Wednesday, April 22, 2015

Talking about our weight

My son likes to tap on my fitbit. He likes to see how many dots I have and (after I explained what the dots are measuring) he encourages me to move around more to get all my dots for the day.

Most parents admit that they are uncomfortable talking with their children about sex or money, but those are both necessary conversations to have if we are preparing our children for adulthood. I'd like to add a third topic to the uncomfortable conversations list: Health.

Specifically: About the effects of being overweight.

It's no secret that there is an obesity problem across the world and it is affecting adults as well as children. But it is surprising that we, as parents, have a hard time seeing our children as obese. According to the latest research, we explain it away with excuses and don't face the problem head on.

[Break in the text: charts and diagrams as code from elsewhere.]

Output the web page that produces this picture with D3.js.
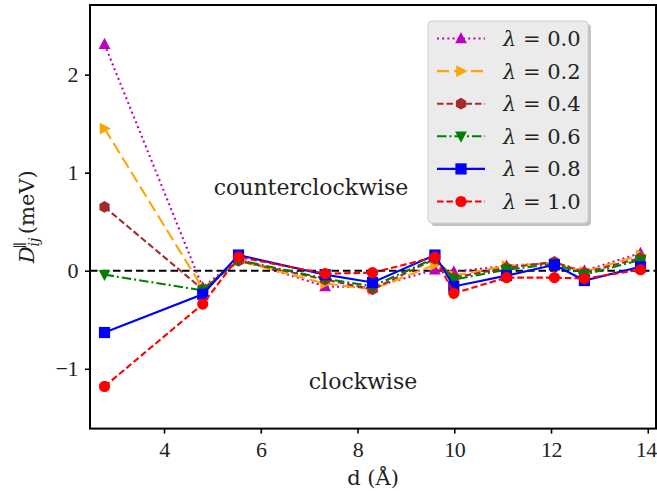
<!DOCTYPE html>
<html>
<head>
<meta charset="utf-8">
<script src="https://cdn.jsdelivr.net/npm/d3@7"></script>
<style>
  body { margin: 0; background: #fff; }
  svg text { font-family: "DejaVu Serif", serif; fill: #222; }
</style>
</head>
<body>
<svg id="chart" width="657" height="491"></svg>
<script>
// distances d (Å), hexagonal shells
const distances = [2.77, 4.80, 5.54, 7.33, 8.31, 9.60, 9.99, 11.08, 12.07, 12.69, 13.85];

// D_ij parallel (meV) for each lambda
const lam00 = [2.31, -0.17, 0.12, -0.16, -0.17, 0.01, -0.01, 0.05, 0.08, 0.00, 0.18];
const lam02 = [1.45, -0.18, 0.10, -0.13, -0.19, 0.06, -0.05, 0.05, 0.08, -0.01, 0.16];
const lam04 = [0.65, -0.19, 0.10, -0.09, -0.19, 0.12, -0.07, 0.03, 0.09, -0.02, 0.13];
const lam06 = [-0.04, -0.20, 0.11, -0.08, -0.16, 0.13, -0.09, 0.01, 0.07, -0.04, 0.11];
const lam08 = [-0.63, -0.24, 0.16, -0.04, -0.12, 0.16, -0.16, -0.05, 0.06, -0.10, 0.04];
const lam10 = [-1.18, -0.34, 0.14, -0.03, -0.02, 0.14, -0.23, -0.07, -0.07, -0.08, 0.01];

const lambdaLabels = ["0.0", "0.2", "0.4", "0.6", "0.8", "1.0"];
const xTicks = [4, 6, 8, 10, 12, 14];
const yTicks = [-1, 0, 1, 2];

const series = [
  {lab: lambdaLabels[0], vals: lam00, color: "#bf00bf", dash: "2,3.2", marker: "triUp"},
  {lab: lambdaLabels[1], vals: lam02, color: "orange", dash: "12,5", marker: "triRight"},
  {lab: lambdaLabels[2], vals: lam04, color: "brown", dash: "6.5,3", marker: "hex"},
  {lab: lambdaLabels[3], vals: lam06, color: "green", dash: "9.5,3,2,3", marker: "triDown"},
  {lab: lambdaLabels[4], vals: lam08, color: "blue", dash: null, marker: "square"},
  {lab: lambdaLabels[5], vals: lam10, color: "red", dash: "6.5,3", marker: "circle"}
];

const pLeft = 90, pRight = 656, pTop = 5, pBottom = 428.6;

const svg = d3.select("#chart");

const x = d3.scaleLinear().domain([2.47, 14.17]).range([pLeft, pRight]);
const y = d3.scaleLinear().domain([-1.61, 2.71]).range([pBottom, pTop]);

// marker shapes
const markerPath = (shape, s) => {
  let pts;
  if (shape === "circle") {
    return d3.symbol(d3.symbolCircle, Math.PI * s * s)();
  }
  if (shape === "square") {
    pts = [[-s, -s], [s, -s], [s, s], [-s, s]];
  } else if (shape === "triUp") {
    pts = [[0, -s * 1.15], [s * 1.05, s * 0.85], [-s * 1.05, s * 0.85]];
  } else if (shape === "triDown") {
    pts = [[0, s * 1.15], [s * 1.05, -s * 0.85], [-s * 1.05, -s * 0.85]];
  } else if (shape === "triRight") {
    pts = [[s * 1.15, 0], [-s * 0.85, s * 1.05], [-s * 0.85, -s * 1.05]];
  } else {
    pts = d3.range(6).map(i => {
      let a = Math.PI / 3 * i - Math.PI / 2;
      return [s * 1.05 * Math.cos(a), s * 1.05 * Math.sin(a)];
    });
  }
  return "M" + pts.map(p => p.join(",")).join("L") + "Z";
}

// zero line
svg.append("line")
  .attr("x1", pLeft).attr("x2", pRight)
  .attr("y1", y(0)).attr("y2", y(0))
  .attr("stroke", "black")
  .attr("stroke-width", 2)
  .attr("stroke-dasharray", "7.5,4");

const line = d3.line()
  .x((d, i) => x(distances[i]))
  .y(d => y(d));

series.forEach(s => {
  svg.append("path")
    .datum(s.vals)
    .attr("fill", "none")
    .attr("stroke", s.color)
    .attr("stroke-width", 2.1)
    .attr("stroke-dasharray", s.dash)
    .attr("d", line);

  svg.append("g").selectAll("path")
    .data(s.vals)
    .enter().append("path")
    .attr("transform", (d, i) => "translate(" + x(distances[i]) + "," + y(d) + ")")
    .attr("d", markerPath(s.marker, 5.6))
    .attr("fill", s.color);
});

// axes
const xAxis = d3.axisBottom(x).tickValues(xTicks).tickSize(5).tickPadding(8)
  .tickFormat(d3.format("d"));
const yAxis = d3.axisLeft(y).tickValues(yTicks).tickSize(5).tickPadding(7)
  .tickFormat(d => d < 0 ? "\u2212" + Math.abs(d) : d);

const gx = svg.append("g").attr("transform", "translate(0," + pBottom + ")").call(xAxis);
const gy = svg.append("g").attr("transform", "translate(" + pLeft + ",0)").call(yAxis);
[gx, gy].forEach(g => {
  g.select(".domain").remove();
  g.selectAll("line").attr("stroke", "black").attr("stroke-width", 1.6);
  g.selectAll("text")
    .style("font-family", "'Liberation Serif', serif")
    .style("font-size", "22px")
    .style("letter-spacing", "-0.5px")
    .attr("fill", "#222");
});
gx.selectAll("text").attr("dx", d => d === 14 ? -2 : 0);

// frame
svg.append("rect")
  .attr("x", pLeft).attr("y", pTop)
  .attr("width", pRight - pLeft).attr("height", pBottom - pTop)
  .attr("fill", "none")
  .attr("stroke", "black")
  .attr("stroke-width", 2);

// annotations
svg.append("text")
  .attr("x", 311).attr("y", 195)
  .attr("text-anchor", "middle")
  .style("font-size", "22px")
  .text("counterclockwise");

svg.append("text")
  .attr("x", 363).attr("y", 389)
  .attr("text-anchor", "middle")
  .style("font-size", "22px")
  .text("clockwise");

// axis labels
svg.append("text")
  .attr("x", (pLeft + pRight) / 2).attr("y", 485)
  .attr("text-anchor", "middle")
  .style("font-size", "21px")
  .text("d (Å)");

const yl = svg.append("text")
  .attr("transform", "translate(34," + ((pTop + pBottom) / 2) + ") rotate(-90)")
  .attr("text-anchor", "middle")
  .style("font-size", "21px");
yl.append("tspan").style("font-style", "italic").text("D");
yl.append("tspan").attr("dy", 5).style("font-size", "14px").style("font-style", "italic").text("ij");
yl.append("tspan").attr("dx", -11).attr("dy", -14).style("font-size", "14px").text("\u2225");
yl.append("tspan").attr("dx", 8).attr("dy", 9).text("(meV)");

// legend
const lg = svg.append("g");
lg.append("rect")
  .attr("x", 431).attr("y", 24)
  .attr("width", 160).attr("height", 202)
  .attr("rx", 4)
  .attr("fill", "#999")
  .attr("opacity", 0.6);
lg.append("rect")
  .attr("x", 428).attr("y", 21)
  .attr("width", 160).attr("height", 202)
  .attr("rx", 4)
  .attr("fill", "#ebebeb")
  .attr("stroke", "#d0d0d0")
  .attr("stroke-width", 1);

series.forEach((s, i) => {
  let cy = 38.5 + i * 32.6;
  lg.append("line")
    .attr("x1", 437).attr("x2", 485)
    .attr("y1", cy).attr("y2", cy)
    .attr("stroke", s.color)
    .attr("stroke-width", 2.1)
    .attr("stroke-dasharray", s.dash);
  lg.append("path")
    .attr("transform", "translate(461," + cy + ")")
    .attr("d", markerPath(s.marker, 5.6))
    .attr("fill", s.color);
  let t = lg.append("text")
    .attr("x", 503).attr("y", cy + 7.5)
    .style("font-size", "21px");
  t.append("tspan").style("font-style", "italic").text("λ");
  t.append("tspan").text(" = " + s.lab);
});
</script>
</body>
</html>
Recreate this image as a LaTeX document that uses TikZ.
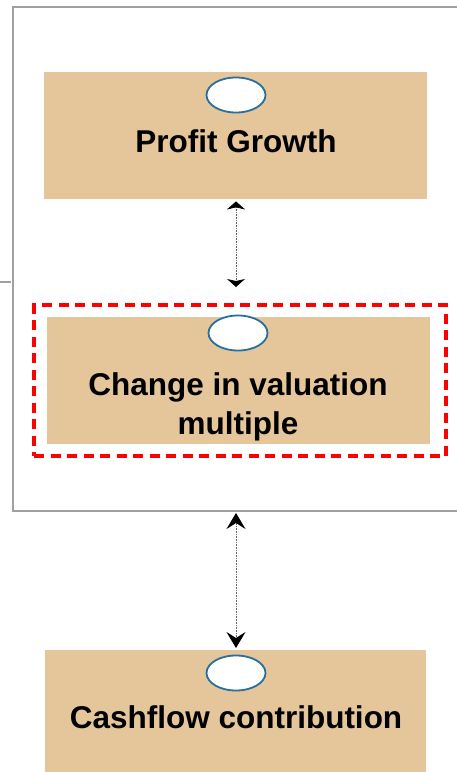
\documentclass[tikz,border=0pt]{standalone}
\usepackage{fontspec}
\setmainfont{Liberation Sans}
\usetikzlibrary{arrows.meta,shapes.geometric}
\definecolor{tan}{RGB}{228,198,154}
\definecolor{ovalblue}{RGB}{40,110,160}
\definecolor{framegray}{RGB}{160,160,160}
\begin{document}
\begin{tikzpicture}[x=1pt,y=-1pt,
  tanbox/.style={fill=tan,draw=none,inner sep=0pt,anchor=north west},
  oval/.style={ellipse,draw=ovalblue,line width=1.8pt,fill=white,minimum width=59pt,minimum height=35pt,inner sep=0pt},
  label/.style={font=\bfseries\fontsize{31.5}{39}\selectfont,inner sep=0pt,align=center,anchor=base},
  link/.style={draw=black!60,line width=0.9pt,dash pattern=on 0.8pt off 0.8pt},
  redframe/.style={draw=red,line width=4pt,dash pattern=on 10pt off 6.5pt,inner sep=0pt,anchor=north west},
  smalltip/.style={arrows={Stealth[length=8pt,width=18pt,inset=2pt,color=black]-Stealth[length=8pt,width=18pt,inset=2pt,color=black]}},
  bigtip/.style={arrows={Stealth[length=16pt,width=19pt,inset=6pt,color=black]-Stealth[length=16pt,width=19pt,inset=6pt,color=black]}}
]
\useasboundingbox (0,0) rectangle (457,772);
% outer frame
\draw[framegray,line width=1.3pt] (460,7) -- (13,7) -- (13,511) -- (460,511);
\draw[framegray,line width=1.3pt] (0,282) -- (11,282);
% boxes
\node[tanbox,minimum width=383pt,minimum height=127pt] (pg) at (44,72) {};
\node[redframe,minimum width=412pt,minimum height=151pt] (cvframe) at (32,303) {};
\node[tanbox,minimum width=383pt,minimum height=127pt] (cv) at (47,317) {};
\node[tanbox,minimum width=381pt,minimum height=125pt] (cf) at (45,650) {};
% ovals
\node[oval] (pgo) at (236,95) {};
\node[oval] (cvo) at (238,333) {};
\node[oval] (cfo) at (236,673) {};
% labels
\node[label] (pgt) at (236,152) {Profit Growth};
\node[label] (cvt) at (238,434) {Change in valuation\\multiple};
\node[label] (cft) at (236,728) {Cashflow contribution};
% connectors
\coordinate (framebottom) at (236,511);
\draw[link,smalltip]
  ([yshift=-2pt]pg.south -| pgo) -- ([yshift=16pt]cvframe.north -| pgo);
\draw[link,bigtip]
  ([yshift=-2pt]framebottom) -- ([yshift=2pt]cf.north -| cfo);
\end{tikzpicture}
\end{document}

We also don't present good behaviors for our children to model: They don't see us exercising so why should they? I run. I don't like it, but I do it. When my son asked me why I ran in the mornings, I was very honest with him. "Mommy is overweight," I said. "I need to lose weight and be healthier. Running is a good form of exercise to help with that. It is also good for my heart."

That's wasn't easy for me to admit (who wants to tell their child they have a weight problem?), but I wanted him to understand that health is something to take seriously. We talk about being healthy and eating the right foods and exercise now so that we don't have to have a harder talk with him later on in life.

Thankfully, according to his latest checkup, my son isn't overweight. But it is something that I want to keep an eye on.

Because I have a son, I know he will not face the same "ideal body" pressures that young girls face. So, tell me, what are your tips for discussing health and weight with daughters?